SEC. 206. Attorney General report on use of bump stocks in crime.

(a) In general.—Using amounts made available for research, evaluation, or statistical purposes, within 180 days after the date of the enactment of this Act, the Attorney General shall prepare and submit to the Committee on the Judiciary of the House of Representatives and the Committee on the Judiciary of the Senate a written report that—

(1) specifies the number of instances in which a bump stock has been used in the commission of a crime in the United States;

(2) specifies the types of firearms with which a bump stock has been so used; and

(3) contains the opinion of the Attorney General as to whether subparagraphs (B)(i) and (C)(i) of section 924(c)(1) of title 18, United States Code, apply to all instances in which a bump stock has been used in the commission of a crime of violence in the United States.

(b) Definition of bump stock.—In this section, the term “bump stock” means a device that—

(1) attaches to a semiautomatic rifle (as defined in section 921(a)(28) of title 18, United States Code);

(2) is designed and intended to repeatedly activate the trigger without the deliberate and volitional act of the user pulling the trigger each time the firearm is fired; and

(3) functions by continuous forward pressure applied to the rifle’s fore end in conjunction with a linear forward and backward sliding motion of the mechanism utilizing the recoil energy when the rifle is discharged.

SEC. 207. Authorizations of appropriations.

(a) In general.—There is authorized to be appropriated $100,000,000 for each of fiscal years 2018 through 2022 to carry out, in accordance with the NICS Act Record Improvement Program and the National Criminal History Improvement Program, the activities under—

(1) section 102 of the NICS Improvement Amendments Act of 2007;

(2) section 103 of the NICS Improvement Amendments Act of 2007;

(3) section 102 of the Crime Identification Technology Act of 1998; and

(4) section 106(b) of the Brady Handgun Violence Prevention Act.

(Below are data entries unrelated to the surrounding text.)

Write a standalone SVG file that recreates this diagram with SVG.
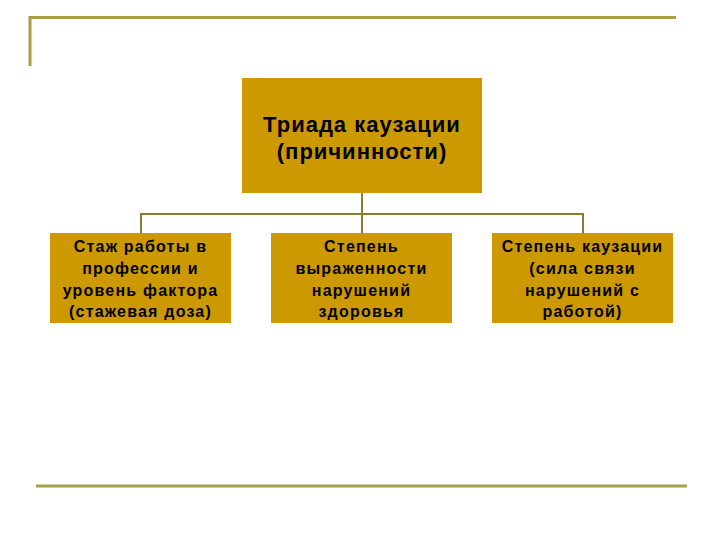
<svg xmlns="http://www.w3.org/2000/svg" width="720" height="540" viewBox="0 0 720 540">
<style>
.frame{stroke:#A89F4A;stroke-width:3;fill:none}
.conn{stroke:#8C7A2E;stroke-width:2;fill:none}
.box{fill:#CC9900}
.t1{font-family:"Liberation Sans",Arial,sans-serif;font-size:22px;font-weight:bold;letter-spacing:1px;fill:#000;text-anchor:middle}
.t2{font-family:"Liberation Sans",Arial,sans-serif;font-size:16px;font-weight:bold;letter-spacing:1.2px;fill:#000;text-anchor:middle}
</style>
<rect width="720" height="540" fill="#fff"/>
<g id="frame">
<path class="frame" d="M30,66 V17.5 H676"/>
<path class="frame" d="M36,486 H687"/>
</g>
<g id="connectors">
<path class="conn" d="M362,193 V233 M141,233 V214 H583 V233"/>
</g>
<g id="root">
<rect class="box" x="242" y="78" width="240" height="115"/>
<text class="t1" x="362" y="132">Триада каузации</text>
<text class="t1" x="362" y="158.5">(причинности)</text>
</g>
<g id="n1">
<rect class="box" x="50" y="233" width="181" height="90"/>
<text class="t2" x="140.5" y="252">Стаж работы в</text>
<text class="t2" x="140.5" y="274">профессии и</text>
<text class="t2" x="140.5" y="296">уровень фактора</text>
<text class="t2" x="140.5" y="317">(стажевая доза)</text>
</g>
<g id="n2">
<rect class="box" x="271" y="233" width="181" height="90"/>
<text class="t2" x="361.5" y="252">Степень</text>
<text class="t2" x="361.5" y="274">выраженности</text>
<text class="t2" x="361.5" y="296">нарушений</text>
<text class="t2" x="361.5" y="317">здоровья</text>
</g>
<g id="n3">
<rect class="box" x="492" y="233" width="181" height="90"/>
<text class="t2" x="582.5" y="252">Степень каузации</text>
<text class="t2" x="582.5" y="274">(сила связи</text>
<text class="t2" x="582.5" y="296">нарушений с</text>
<text class="t2" x="582.5" y="317">работой)</text>
</g>
</svg>
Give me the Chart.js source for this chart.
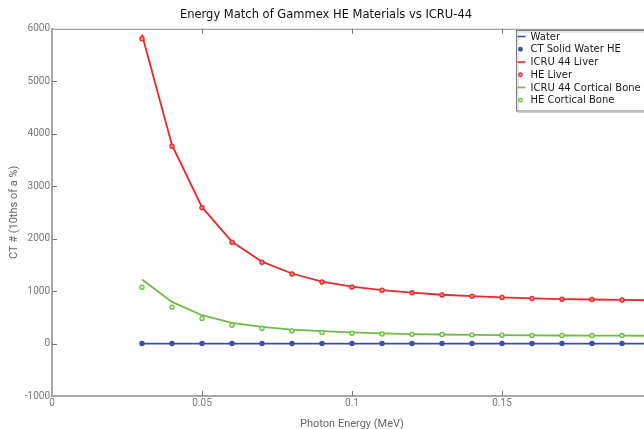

(b) Additional authorizations.—Section 1001(a) of the Omnibus Crime Control and Safe Streets Act of 1968 (34 U.S.C. 10261(a)) is amended—

(1) in paragraph (1)—

(A) by striking “$33,000,000” and inserting “$31,000,000”;

(B) by striking “1994 and 1995” and inserting “2018 through 2022”; and

(C) by inserting “, in addition to any amounts otherwise made available for research, evaluation or statistical purposes in a fiscal year” before the period; and

(2) in paragraph (2)—

(A) by striking “$33,000,000” and inserting “$27,000,000”;

(B) by striking “1994 and 1995” and inserting “2018 through 2022”; and

(C) by inserting “, in addition to any amounts otherwise made available for research, evaluation or statistical purposes in a fiscal year” before the period.

Passed the House of Representatives December 6, 2017.